Some applications require the ability to read replicated data at a client site, and determine whether it is consistent with data that has been written previously at the master site.

For example, a web application may be backed by multiple database environments, linked to form a replication group, in order to share the workload. Web requests that update data must be served by the replication master, but any site in the group may serve a read-only request. Consider a work flow of a series of web requests from one specific user at a web browser: the first request generates a database update, but the second request merely reads data. If the read-only request is served by a replication client database environment, it may be important to make sure that the updated data has been replicated to the client before performing the read (or to wait until it has been replicated) in order to show this user a consistent view of the data.

Berkeley DB supports this requirement through the use of transaction "tokens". A token is a form of identification for a transaction within the scope of the replication group. The application may request a copy of the transaction's token at the master site during the execution of the transaction. Later, the application running on a client site can use a copy of the token to determine whether the transaction has been applied at that site.

It is the application's responsibility to keep track of the token during the interim. In the web example, the token might be sent to the browser as a "cookie", or stored on the application server in the user's session context.

The operations described here are supported both for Replication Manager applications and for applications that use the replication Base API.

Getting a token

In order to get a token, the application must supply a small memory buffer, using the DB_TXN->set_commit_token() method.

Note that a token is generated only upon a successful commit operation, and therefore the token buffer content is valid only after a successful commit. Also, if a transaction does not perform any update operations it does not generate a useful token.

In the Berkeley DB Java and C# API, getting a token is simpler. The application need only invoke the Transaction.getCommitToken() method, after the transaction has committed.

Token handling

The application should not try to interpret the content of the token buffer, but may store and/or transmit it freely between systems. However, since the buffer contains binary data it may be necessary to apply some encoding for transmission (e.g., base 64).

The data is resilient to differences in byte order between different systems. It does not expire: it may be retained indefinitely for later use, even across Berkeley DB version upgrades.

Using a token to check or wait for a transaction

The DB_ENV->txn_applied() method takes a copy of a token, and determines whether the corresponding transaction is currently applied at the local site. The timeout argument allows the application to block for a bounded amount of time for cases where the transaction has not yet been applied.

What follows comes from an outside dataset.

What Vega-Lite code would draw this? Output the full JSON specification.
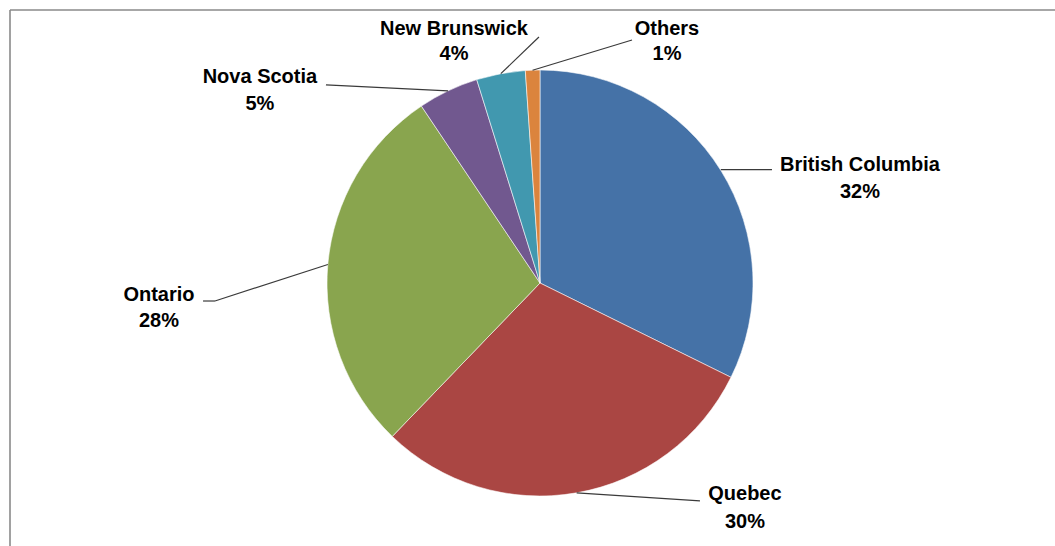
{
  "$schema": "https://vega.github.io/schema/vega-lite/v6.json",
  "width": 1045,
  "height": 536,
  "padding": {"left": 10, "top": 10, "right": 0, "bottom": 0},
  "autosize": {"type": "none"},
  "background": "white",
  "config": {
    "view": {"stroke": null},
    "text": {"font": "Liberation Sans", "fontWeight": "bold", "fontSize": 20, "fill": "#000000", "align": "center", "baseline": "middle"},
    "rule": {"stroke": "#3a3a3a", "strokeWidth": 1.2}
  },
  "data": {
    "values": [
      {"category": "British Columbia", "value": 0.323, "order": 1},
      {"category": "Quebec", "value": 0.299, "order": 2},
      {"category": "Ontario", "value": 0.284, "order": 3},
      {"category": "Nova Scotia", "value": 0.046, "order": 4},
      {"category": "New Brunswick", "value": 0.037, "order": 5},
      {"category": "Others", "value": 0.011, "order": 6}
    ]
  },
  "layer": [
    {
      "mark": {"type": "arc", "outerRadius": 213, "stroke": "#ffffff", "strokeWidth": 0.8, "strokeOpacity": 0.7},
      "encoding": {
        "x": {"datum": 0, "type": "quantitative", "axis": null, "scale": {"domain": [-2.4883, 2.4178], "nice": false, "zero": false}},
        "y": {"datum": 0, "type": "quantitative", "axis": null, "scale": {"domain": [-1.2347, 1.2817], "nice": false, "zero": false}},
        "theta": {"field": "value", "type": "quantitative", "stack": true},
        "order": {"field": "order", "type": "quantitative"},
        "color": {
          "field": "category",
          "type": "nominal",
          "legend": null,
          "scale": {
            "domain": ["British Columbia", "Quebec", "Ontario", "Nova Scotia", "New Brunswick", "Others"],
            "range": ["#4572A7", "#AA4643", "#89A54E", "#71588F", "#4198AF", "#DB843D"]
          }
        }
      }
    },
    {
      "transform": [{"filter": "datum.order == 1"}],
      "mark": {"type": "rule", "stroke": "#8a8a8a", "strokeWidth": 1.6},
      "encoding": {
        "x": {"datum": -2.4883, "type": "quantitative", "axis": null},
        "x2": {"datum": 2.4178},
        "y": {"datum": 1.2817, "type": "quantitative", "axis": null},
        "y2": {"datum": 1.2817}
      }
    },
    {
      "transform": [{"filter": "datum.order == 1"}],
      "mark": {"type": "rule", "stroke": "#8a8a8a", "strokeWidth": 1.6},
      "encoding": {
        "x": {"datum": -2.4883, "type": "quantitative", "axis": null},
        "x2": {"datum": -2.4883},
        "y": {"datum": 1.2817, "type": "quantitative", "axis": null},
        "y2": {"datum": -1.2347}
      }
    },
    {
      "transform": [{"filter": "datum.category == 'British Columbia'"}],
      "mark": {"type": "rule"},
      "encoding": {
        "x": {"datum": 0.849, "type": "quantitative", "axis": null},
        "y": {"datum": 0.532, "type": "quantitative", "axis": null},
        "x2": {"datum": 1.089},
        "y2": {"datum": 0.532}
      }
    },
    {
      "transform": [{"filter": "datum.category == 'Quebec'"}],
      "mark": {"type": "rule"},
      "encoding": {
        "x": {"datum": 0.172, "type": "quantitative", "axis": null},
        "y": {"datum": -0.985, "type": "quantitative", "axis": null},
        "x2": {"datum": 0.751},
        "y2": {"datum": -1.023}
      }
    },
    {
      "transform": [{"filter": "datum.category == 'Ontario'"}],
      "mark": {"type": "rule"},
      "encoding": {
        "x": {"datum": -0.996, "type": "quantitative", "axis": null},
        "y": {"datum": 0.087, "type": "quantitative", "axis": null},
        "x2": {"datum": -1.526},
        "y2": {"datum": -0.0845}
      }
    },
    {
      "transform": [{"filter": "datum.category == 'Ontario'"}],
      "mark": {"type": "rule"},
      "encoding": {
        "x": {"datum": -1.526, "type": "quantitative", "axis": null},
        "y": {"datum": -0.0845, "type": "quantitative", "axis": null},
        "x2": {"datum": -1.582},
        "y2": {"datum": -0.0845}
      }
    },
    {
      "transform": [{"filter": "datum.category == 'Nova Scotia'"}],
      "mark": {"type": "rule"},
      "encoding": {
        "x": {"datum": -0.432, "type": "quantitative", "axis": null},
        "y": {"datum": 0.902, "type": "quantitative", "axis": null},
        "x2": {"datum": -1.005},
        "y2": {"datum": 0.930}
      }
    },
    {
      "transform": [{"filter": "datum.category == 'New Brunswick'"}],
      "mark": {"type": "rule"},
      "encoding": {
        "x": {"datum": -0.184, "type": "quantitative", "axis": null},
        "y": {"datum": 0.983, "type": "quantitative", "axis": null},
        "x2": {"datum": -0.005},
        "y2": {"datum": 1.155}
      }
    },
    {
      "transform": [{"filter": "datum.category == 'Others'"}],
      "mark": {"type": "rule"},
      "encoding": {
        "x": {"datum": -0.035, "type": "quantitative", "axis": null},
        "y": {"datum": 0.999, "type": "quantitative", "axis": null},
        "x2": {"datum": 0.432},
        "y2": {"datum": 1.141}
      }
    },
    {
      "transform": [{"filter": "datum.category == 'British Columbia'"}],
      "mark": {"type": "text"},
      "encoding": {
        "x": {"datum": 1.502, "type": "quantitative", "axis": null},
        "y": {"datum": 0.554, "type": "quantitative", "axis": null},
        "text": {"field": "category", "type": "nominal"}
      }
    },
    {
      "transform": [{"filter": "datum.category == 'British Columbia'"}],
      "mark": {"type": "text"},
      "encoding": {
        "x": {"datum": 1.502, "type": "quantitative", "axis": null},
        "y": {"datum": 0.427, "type": "quantitative", "axis": null},
        "text": {"field": "value", "type": "quantitative", "format": ".0%"}
      }
    },
    {
      "transform": [{"filter": "datum.category == 'Quebec'"}],
      "mark": {"type": "text"},
      "encoding": {
        "x": {"datum": 0.962, "type": "quantitative", "axis": null},
        "y": {"datum": -0.991, "type": "quantitative", "axis": null},
        "text": {"field": "category", "type": "nominal"}
      }
    },
    {
      "transform": [{"filter": "datum.category == 'Quebec'"}],
      "mark": {"type": "text"},
      "encoding": {
        "x": {"datum": 0.962, "type": "quantitative", "axis": null},
        "y": {"datum": -1.122, "type": "quantitative", "axis": null},
        "text": {"field": "value", "type": "quantitative", "format": ".0%"}
      }
    },
    {
      "transform": [{"filter": "datum.category == 'Ontario'"}],
      "mark": {"type": "text"},
      "encoding": {
        "x": {"datum": -1.789, "type": "quantitative", "axis": null},
        "y": {"datum": -0.056, "type": "quantitative", "axis": null},
        "text": {"field": "category", "type": "nominal"}
      }
    },
    {
      "transform": [{"filter": "datum.category == 'Ontario'"}],
      "mark": {"type": "text"},
      "encoding": {
        "x": {"datum": -1.789, "type": "quantitative", "axis": null},
        "y": {"datum": -0.178, "type": "quantitative", "axis": null},
        "text": {"field": "value", "type": "quantitative", "format": ".0%"}
      }
    },
    {
      "transform": [{"filter": "datum.category == 'Nova Scotia'"}],
      "mark": {"type": "text"},
      "encoding": {
        "x": {"datum": -1.315, "type": "quantitative", "axis": null},
        "y": {"datum": 0.967, "type": "quantitative", "axis": null},
        "text": {"field": "category", "type": "nominal"}
      }
    },
    {
      "transform": [{"filter": "datum.category == 'Nova Scotia'"}],
      "mark": {"type": "text"},
      "encoding": {
        "x": {"datum": -1.315, "type": "quantitative", "axis": null},
        "y": {"datum": 0.840, "type": "quantitative", "axis": null},
        "text": {"field": "value", "type": "quantitative", "format": ".0%"}
      }
    },
    {
      "transform": [{"filter": "datum.category == 'New Brunswick'"}],
      "mark": {"type": "text"},
      "encoding": {
        "x": {"datum": -0.404, "type": "quantitative", "axis": null},
        "y": {"datum": 1.192, "type": "quantitative", "axis": null},
        "text": {"field": "category", "type": "nominal"}
      }
    },
    {
      "transform": [{"filter": "datum.category == 'New Brunswick'"}],
      "mark": {"type": "text"},
      "encoding": {
        "x": {"datum": -0.404, "type": "quantitative", "axis": null},
        "y": {"datum": 1.075, "type": "quantitative", "axis": null},
        "text": {"field": "value", "type": "quantitative", "format": ".0%"}
      }
    },
    {
      "transform": [{"filter": "datum.category == 'Others'"}],
      "mark": {"type": "text"},
      "encoding": {
        "x": {"datum": 0.596, "type": "quantitative", "axis": null},
        "y": {"datum": 1.192, "type": "quantitative", "axis": null},
        "text": {"field": "category", "type": "nominal"}
      }
    },
    {
      "transform": [{"filter": "datum.category == 'Others'"}],
      "mark": {"type": "text"},
      "encoding": {
        "x": {"datum": 0.596, "type": "quantitative", "axis": null},
        "y": {"datum": 1.075, "type": "quantitative", "axis": null},
        "text": {"field": "value", "type": "quantitative", "format": ".0%"}
      }
    }
  ]
}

Depending on the transaction durability levels implemented or configured by the application, it is sometimes possible for a transaction to disappear from a replication group if an original master site fails and a different site becomes the new master without having received the transaction. When the DB_ENV->txn_applied() method discovers this, it produces the DB_NOTFOUND return code.

This means that the results of DB_ENV->txn_applied() are not guaranteed forever. Even after a successful call to DB_ENV->txn_applied(), it is possible that by the time the application tries to read the data, the transaction and its data could have disappeared.

To avoid this problem the application should do the read operations in the context of a transaction, and hold the transaction handle open during the DB_ENV->txn_applied() call. The DB_ENV->txn_applied() method itself does not actually execute in the context of the transaction; but no rollbacks due to new master synchronization ever occur while a transaction is active, even a read-only transaction at a client site.

Note that the DB_ENV->txn_applied() method can return DB_LOCK_DEADLOCK. The application should respond to this situation just as it does for any other normal operation: abort any existing transaction, and then pause briefly before retrying.